Requirements —
Set down all of the data that follows word for word, without the images.

Recorded data —

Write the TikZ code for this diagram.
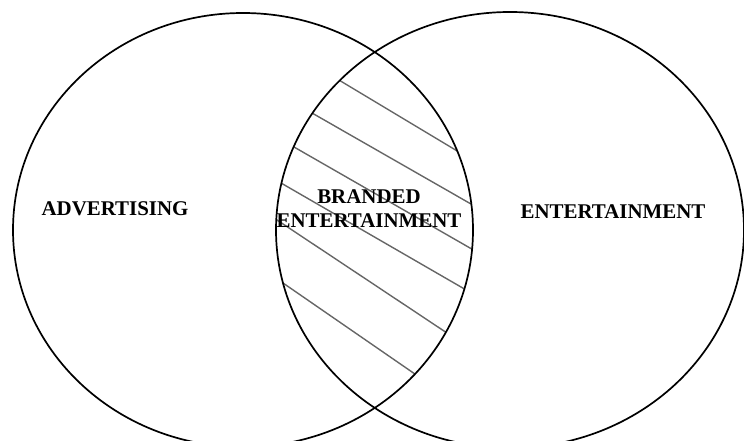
\documentclass[tikz,border=0pt]{standalone}
\usepackage{fontspec}
\setmainfont{Liberation Serif}
\begin{document}
\begin{tikzpicture}[x=1bp,y=-1bp,
  setline/.style={line width=1.7bp,black},
  hatchline/.style={line width=1.4bp,gray!80!black,shorten <=-12bp,shorten >=-12bp},
  lbl/.style={font=\fontsize{21}{24}\selectfont\bfseries,inner sep=0pt,align=center}]
\useasboundingbox (0,0) rectangle (744,441);
\begin{scope}
  \clip (243,230) ellipse [x radius=230, y radius=217];
  \clip (510,230) ellipse [x radius=234, y radius=218];
  \coordinate (a1) at (341.7,81.7);  \coordinate (b1) at (452.7,148.3);
  \coordinate (a2) at (312,113);     \coordinate (b2) at (467.5,202);
  \coordinate (a3) at (294,147);     \coordinate (b3) at (470,248);
  \coordinate (a4) at (281,183);     \coordinate (b4) at (461,287);
  \coordinate (a5) at (277,220);     \coordinate (b5) at (444,331);
  \coordinate (a6) at (283,283);     \coordinate (b6) at (412,372);
  \foreach \i in {1,...,6} { \draw[hatchline] (a\i) -- (b\i); }
\end{scope}
\draw[setline] (243,230) ellipse [x radius=230, y radius=217];
\draw[setline] (510,230) ellipse [x radius=234, y radius=218];
\node[lbl] (adv) at (115,209) {ADVERTISING};
\node[lbl] (brand) at (369,209) {BRANDED\\ENTERTAINMENT};
\node[lbl] (ent) at (613,212) {ENTERTAINMENT};
\end{tikzpicture}
\end{document}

Written answer —
Write the TikZ code for this diagram.
\documentclass[tikz,border=0pt]{standalone}
\usepackage{fontspec}
\setmainfont{Liberation Serif}
\begin{document}
\begin{tikzpicture}[x=1bp,y=-1bp,
  setline/.style={line width=1.7bp,black},
  hatchline/.style={line width=1.4bp,gray!80!black,shorten <=-12bp,shorten >=-12bp},
  lbl/.style={font=\fontsize{21}{24}\selectfont\bfseries,inner sep=0pt,align=center}]
\useasboundingbox (0,0) rectangle (744,441);
\begin{scope}
  \clip (243,230) ellipse [x radius=230, y radius=217];
  \clip (510,230) ellipse [x radius=234, y radius=218];
  \coordinate (a1) at (341.7,81.7);  \coordinate (b1) at (452.7,148.3);
  \coordinate (a2) at (312,113);     \coordinate (b2) at (467.5,202);
  \coordinate (a3) at (294,147);     \coordinate (b3) at (470,248);
  \coordinate (a4) at (281,183);     \coordinate (b4) at (461,287);
  \coordinate (a5) at (277,220);     \coordinate (b5) at (444,331);
  \coordinate (a6) at (283,283);     \coordinate (b6) at (412,372);
  \foreach \i in {1,...,6} { \draw[hatchline] (a\i) -- (b\i); }
\end{scope}
\draw[setline] (243,230) ellipse [x radius=230, y radius=217];
\draw[setline] (510,230) ellipse [x radius=234, y radius=218];
\node[lbl] (adv) at (115,209) {ADVERTISING};
\node[lbl] (brand) at (369,209) {BRANDED\\ENTERTAINMENT};
\node[lbl] (ent) at (613,212) {ENTERTAINMENT};
\end{tikzpicture}
\end{document}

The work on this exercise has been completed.